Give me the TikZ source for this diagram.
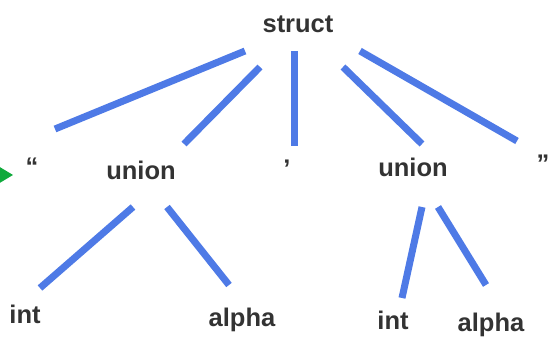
\documentclass[tikz,border=0pt]{standalone}
\usepackage{fontspec}
\setmainfont{Liberation Sans}
\usetikzlibrary{calc}
\definecolor{edgeblue}{RGB}{78,122,230}
\definecolor{txtgray}{RGB}{51,51,51}
\definecolor{arrowgreen}{RGB}{16,170,60}
\begin{document}
\begin{tikzpicture}[x=1pt, y=-1pt,
  lbl/.style={font=\bfseries\fontsize{25.5}{26}\selectfont, text=txtgray, inner sep=0pt, anchor=base},
  edge/.style={draw=edgeblue, line width=7pt}]
\useasboundingbox (0,0) rectangle (560,344);
\fill[arrowgreen] (-2,166) -- (13,175) -- (-2,184) -- cycle;
\node[lbl] (struct) at (298,33){struct};
\node[lbl] (lq) at (32,176){“};
\node[lbl] (lunion) at (141,180){union};
\node[lbl] (comma) at (287,178){’};
\node[lbl] (runion) at (413,177){union};
\node[lbl] (rq) at (543,173){”};
\node[lbl] (lint) at (25,324){int};
\node[lbl] (lalpha) at (242,327){alpha};
\node[lbl] (rint) at (393,330){int};
\node[lbl] (ralpha) at (491,332){alpha};
\draw[edge] ($(struct.base)+(-53,18)$) -- ($(lq.base)+(23,-47)$);
\draw[edge] ($(struct.base)+(-38,34)$) -- ($(lunion.base)+(43,-36)$);
\draw[edge] ($(struct.base)+(-4,18)$) -- ($(comma.base)+(7,-32)$);
\draw[edge] ($(struct.base)+(45,34)$) -- ($(runion.base)+(9,-33)$);
\draw[edge] ($(struct.base)+(62,18)$) -- ($(rq.base)+(-26,-32)$);
\draw[edge] ($(lunion.base)+(-8,27)$) -- ($(lint.base)+(15,-36)$);
\draw[edge] ($(lunion.base)+(26,27)$) -- ($(lalpha.base)+(-13,-42)$);
\draw[edge] ($(runion.base)+(9,30)$) -- ($(rint.base)+(9,-32)$);
\draw[edge] ($(runion.base)+(25,30)$) -- ($(ralpha.base)+(-5,-47)$);
\end{tikzpicture}
\end{document}
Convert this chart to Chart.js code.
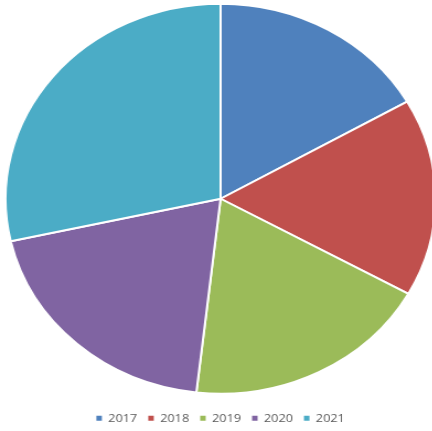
<!DOCTYPE html>
<html>
<head>
<meta charset="utf-8">
<script src="https://cdn.jsdelivr.net/npm/chart.js@4/dist/chart.umd.min.js"></script>
<style>
  html, body { margin: 0; padding: 0; background: #ffffff; overflow: hidden; width: 432px; height: 431px; }
  #wrap { position: absolute; left: 0; top: -6px; width: 396px; height: 440px;
          transform: scaleX(1.103); transform-origin: 0 0; }
</style>
</head>
<body>
<div id="wrap"><canvas id="c"></canvas></div>
<script>
const categories = ["2017", "2018", "2019", "2020", "2021"];
const values = [16.7, 16.4, 18.7, 19.7, 28.5];
const colors = ["#4F81BD", "#C0504D", "#9BBB59", "#8064A2", "#4BACC6"];

new Chart(document.getElementById('c'), {
  type: 'pie',
  data: {
    labels: categories,
    datasets: [{
      data: values,
      backgroundColor: colors,
      borderColor: '#ffffff',
      borderWidth: 2
    }]
  },
  options: {
    responsive: true,
    maintainAspectRatio: false,
    animation: false,
    layout: { padding: { top: 1, bottom: 0, left: 4, right: 0 } },
    plugins: {
      tooltip: { enabled: false },
      legend: {
        position: 'bottom',
        labels: {
          boxWidth: 5,
          boxHeight: 5,
          padding: 10,
          color: '#595959',
          font: { family: 'Open Sans', size: 11.5 },
          generateLabels: function (chart) {
            const items = Chart.overrides.pie.plugins.legend.labels.generateLabels(chart);
            items.forEach(function (it) { it.lineWidth = 0; it.strokeStyle = it.fillStyle; });
            return items;
          }
        }
      }
    }
  }
});
</script>
</body>
</html>
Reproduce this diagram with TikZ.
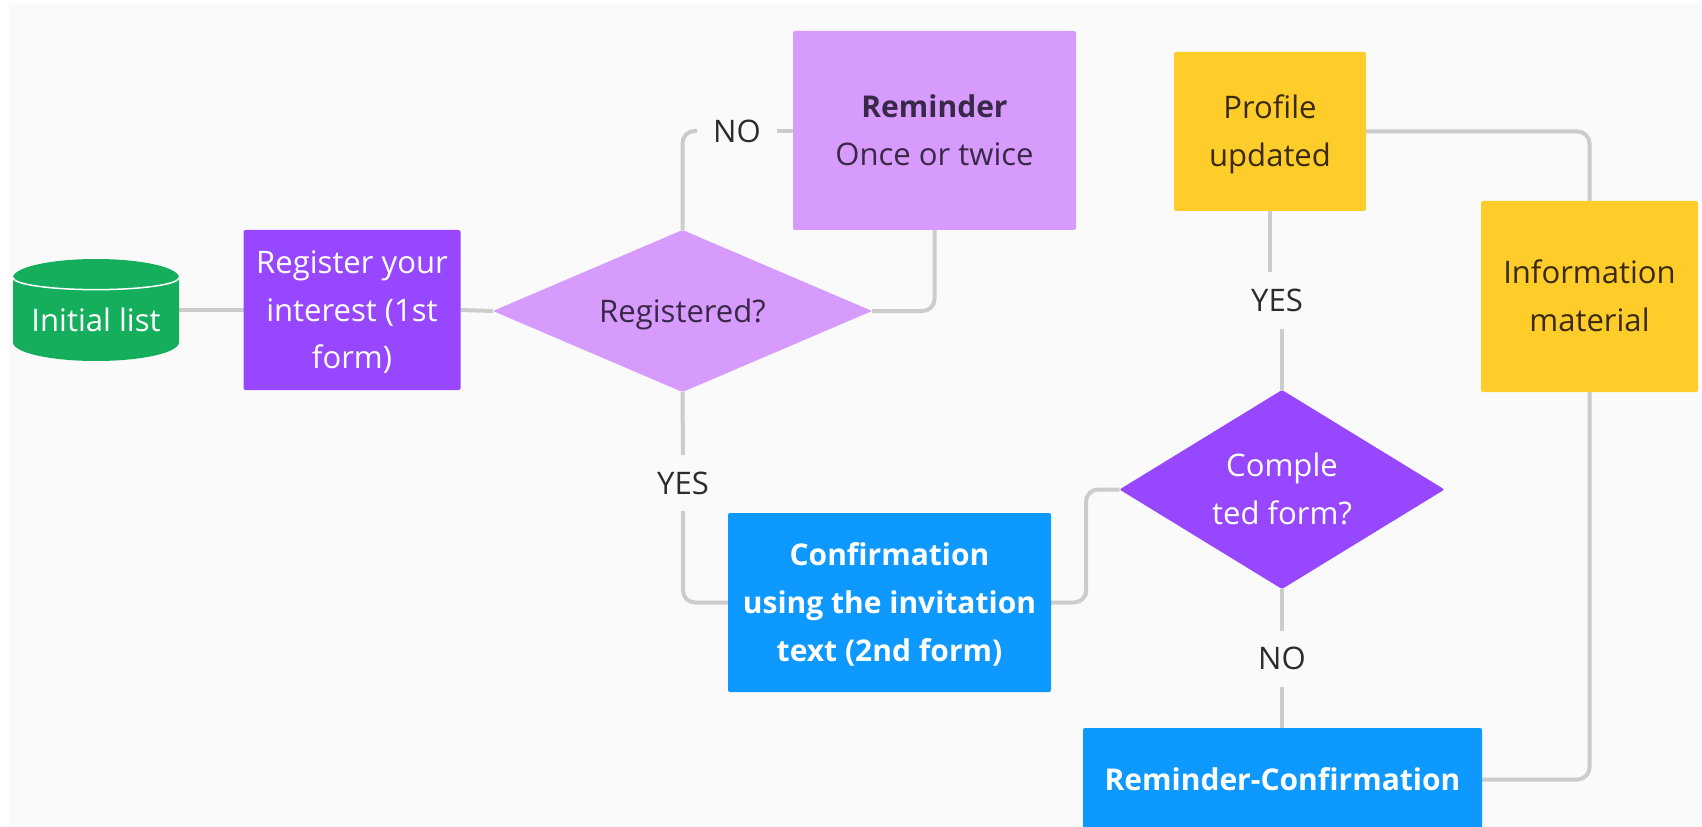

+ + + + + + +

§ **Task instructions**
Omit the pictures, then output the rest of the listing exactly.

§ **Expected output**
Give me the TikZ source for this diagram.
\documentclass[tikz,border=0pt]{standalone}
\usepackage{fontspec}
\setmainfont{Liberation Sans}
\usetikzlibrary{calc}
\definecolor{edgeblue}{RGB}{78,122,230}
\definecolor{txtgray}{RGB}{51,51,51}
\definecolor{arrowgreen}{RGB}{16,170,60}
\begin{document}
\begin{tikzpicture}[x=1pt, y=-1pt,
  lbl/.style={font=\bfseries\fontsize{25.5}{26}\selectfont, text=txtgray, inner sep=0pt, anchor=base},
  edge/.style={draw=edgeblue, line width=7pt}]
\useasboundingbox (0,0) rectangle (560,344);
\fill[arrowgreen] (-2,166) -- (13,175) -- (-2,184) -- cycle;
\node[lbl] (struct) at (298,33){struct};
\node[lbl] (lq) at (32,176){“};
\node[lbl] (lunion) at (141,180){union};
\node[lbl] (comma) at (287,178){’};
\node[lbl] (runion) at (413,177){union};
\node[lbl] (rq) at (543,173){”};
\node[lbl] (lint) at (25,324){int};
\node[lbl] (lalpha) at (242,327){alpha};
\node[lbl] (rint) at (393,330){int};
\node[lbl] (ralpha) at (491,332){alpha};
\draw[edge] ($(struct.base)+(-53,18)$) -- ($(lq.base)+(23,-47)$);
\draw[edge] ($(struct.base)+(-38,34)$) -- ($(lunion.base)+(43,-36)$);
\draw[edge] ($(struct.base)+(-4,18)$) -- ($(comma.base)+(7,-32)$);
\draw[edge] ($(struct.base)+(45,34)$) -- ($(runion.base)+(9,-33)$);
\draw[edge] ($(struct.base)+(62,18)$) -- ($(rq.base)+(-26,-32)$);
\draw[edge] ($(lunion.base)+(-8,27)$) -- ($(lint.base)+(15,-36)$);
\draw[edge] ($(lunion.base)+(26,27)$) -- ($(lalpha.base)+(-13,-42)$);
\draw[edge] ($(runion.base)+(9,30)$) -- ($(rint.base)+(9,-32)$);
\draw[edge] ($(runion.base)+(25,30)$) -- ($(ralpha.base)+(-5,-47)$);
\end{tikzpicture}
\end{document}
Convert this chart to Chart.js code.
<!DOCTYPE html>
<html>
<head>
<meta charset="utf-8">
<script src="https://cdn.jsdelivr.net/npm/chart.js@4/dist/chart.umd.min.js"></script>
<style>
  html, body { margin: 0; padding: 0; background: #ffffff; overflow: hidden; width: 432px; height: 431px; }
  #wrap { position: absolute; left: 0; top: -6px; width: 396px; height: 440px;
          transform: scaleX(1.103); transform-origin: 0 0; }
</style>
</head>
<body>
<div id="wrap"><canvas id="c"></canvas></div>
<script>
const categories = ["2017", "2018", "2019", "2020", "2021"];
const values = [16.7, 16.4, 18.7, 19.7, 28.5];
const colors = ["#4F81BD", "#C0504D", "#9BBB59", "#8064A2", "#4BACC6"];

new Chart(document.getElementById('c'), {
  type: 'pie',
  data: {
    labels: categories,
    datasets: [{
      data: values,
      backgroundColor: colors,
      borderColor: '#ffffff',
      borderWidth: 2
    }]
  },
  options: {
    responsive: true,
    maintainAspectRatio: false,
    animation: false,
    layout: { padding: { top: 1, bottom: 0, left: 4, right: 0 } },
    plugins: {
      tooltip: { enabled: false },
      legend: {
        position: 'bottom',
        labels: {
          boxWidth: 5,
          boxHeight: 5,
          padding: 10,
          color: '#595959',
          font: { family: 'Open Sans', size: 11.5 },
          generateLabels: function (chart) {
            const items = Chart.overrides.pie.plugins.legend.labels.generateLabels(chart);
            items.forEach(function (it) { it.lineWidth = 0; it.strokeStyle = it.fillStyle; });
            return items;
          }
        }
      }
    }
  }
});
</script>
</body>
</html>
Reproduce this diagram with TikZ.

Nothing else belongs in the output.